* Dataset excerpt
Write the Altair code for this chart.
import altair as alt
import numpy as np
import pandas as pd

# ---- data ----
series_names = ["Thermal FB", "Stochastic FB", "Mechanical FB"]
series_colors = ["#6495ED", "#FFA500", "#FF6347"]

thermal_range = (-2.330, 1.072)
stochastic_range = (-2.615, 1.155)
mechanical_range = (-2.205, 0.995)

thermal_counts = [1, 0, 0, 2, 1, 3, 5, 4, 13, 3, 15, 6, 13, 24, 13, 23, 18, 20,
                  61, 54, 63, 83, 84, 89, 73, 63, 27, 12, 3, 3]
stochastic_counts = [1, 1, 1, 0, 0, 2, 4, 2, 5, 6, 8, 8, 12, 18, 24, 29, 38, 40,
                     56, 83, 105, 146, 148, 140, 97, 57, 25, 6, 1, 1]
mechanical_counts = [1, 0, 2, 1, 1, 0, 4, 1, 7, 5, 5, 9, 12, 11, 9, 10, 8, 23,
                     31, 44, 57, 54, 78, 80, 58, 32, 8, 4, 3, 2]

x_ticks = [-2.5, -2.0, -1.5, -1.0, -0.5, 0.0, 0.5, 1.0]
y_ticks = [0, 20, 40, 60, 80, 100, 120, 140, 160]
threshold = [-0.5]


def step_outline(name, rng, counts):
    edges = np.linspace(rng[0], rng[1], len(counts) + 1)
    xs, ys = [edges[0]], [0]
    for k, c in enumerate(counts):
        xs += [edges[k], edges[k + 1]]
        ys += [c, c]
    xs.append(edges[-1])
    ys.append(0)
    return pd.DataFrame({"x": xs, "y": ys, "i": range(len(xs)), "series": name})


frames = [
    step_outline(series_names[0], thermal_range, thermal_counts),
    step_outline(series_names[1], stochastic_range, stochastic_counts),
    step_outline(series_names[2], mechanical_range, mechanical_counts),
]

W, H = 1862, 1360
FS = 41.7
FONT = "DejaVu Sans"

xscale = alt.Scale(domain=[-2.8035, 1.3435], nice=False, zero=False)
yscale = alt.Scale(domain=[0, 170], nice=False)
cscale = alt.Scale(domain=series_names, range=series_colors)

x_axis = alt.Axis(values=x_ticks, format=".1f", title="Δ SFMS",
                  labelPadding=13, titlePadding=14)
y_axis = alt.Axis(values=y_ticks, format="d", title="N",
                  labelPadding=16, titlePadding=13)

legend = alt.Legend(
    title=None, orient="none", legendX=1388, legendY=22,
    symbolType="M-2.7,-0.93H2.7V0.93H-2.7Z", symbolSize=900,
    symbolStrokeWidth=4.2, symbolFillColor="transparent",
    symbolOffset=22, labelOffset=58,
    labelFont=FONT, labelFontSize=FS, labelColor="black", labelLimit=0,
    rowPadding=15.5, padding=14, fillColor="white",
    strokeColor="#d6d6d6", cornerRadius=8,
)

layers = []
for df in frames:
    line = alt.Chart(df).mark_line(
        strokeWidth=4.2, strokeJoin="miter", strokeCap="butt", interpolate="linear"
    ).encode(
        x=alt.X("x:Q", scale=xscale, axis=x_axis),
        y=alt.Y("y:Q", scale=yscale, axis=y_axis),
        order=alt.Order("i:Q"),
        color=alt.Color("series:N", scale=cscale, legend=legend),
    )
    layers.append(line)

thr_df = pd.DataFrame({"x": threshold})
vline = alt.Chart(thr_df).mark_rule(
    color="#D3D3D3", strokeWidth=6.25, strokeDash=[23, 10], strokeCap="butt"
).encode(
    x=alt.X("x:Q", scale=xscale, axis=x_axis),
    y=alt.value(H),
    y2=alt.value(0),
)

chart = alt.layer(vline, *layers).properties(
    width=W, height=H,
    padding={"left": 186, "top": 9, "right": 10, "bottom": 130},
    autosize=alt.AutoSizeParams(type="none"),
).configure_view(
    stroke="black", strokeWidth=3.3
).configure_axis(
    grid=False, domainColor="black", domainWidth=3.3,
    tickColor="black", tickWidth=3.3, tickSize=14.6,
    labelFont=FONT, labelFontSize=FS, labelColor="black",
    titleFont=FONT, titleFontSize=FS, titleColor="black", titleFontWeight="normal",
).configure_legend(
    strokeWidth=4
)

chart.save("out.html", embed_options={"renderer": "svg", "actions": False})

* Exercise
Write out a verbatim copy of the data, beginning with its first line and ending with the line that contains "mechanical_range = (-2.205, 0.995)".

* Exercise result
Write the Altair code for this chart.
import altair as alt
import numpy as np
import pandas as pd

# ---- data ----
series_names = ["Thermal FB", "Stochastic FB", "Mechanical FB"]
series_colors = ["#6495ED", "#FFA500", "#FF6347"]

thermal_range = (-2.330, 1.072)
stochastic_range = (-2.615, 1.155)
mechanical_range = (-2.205, 0.995)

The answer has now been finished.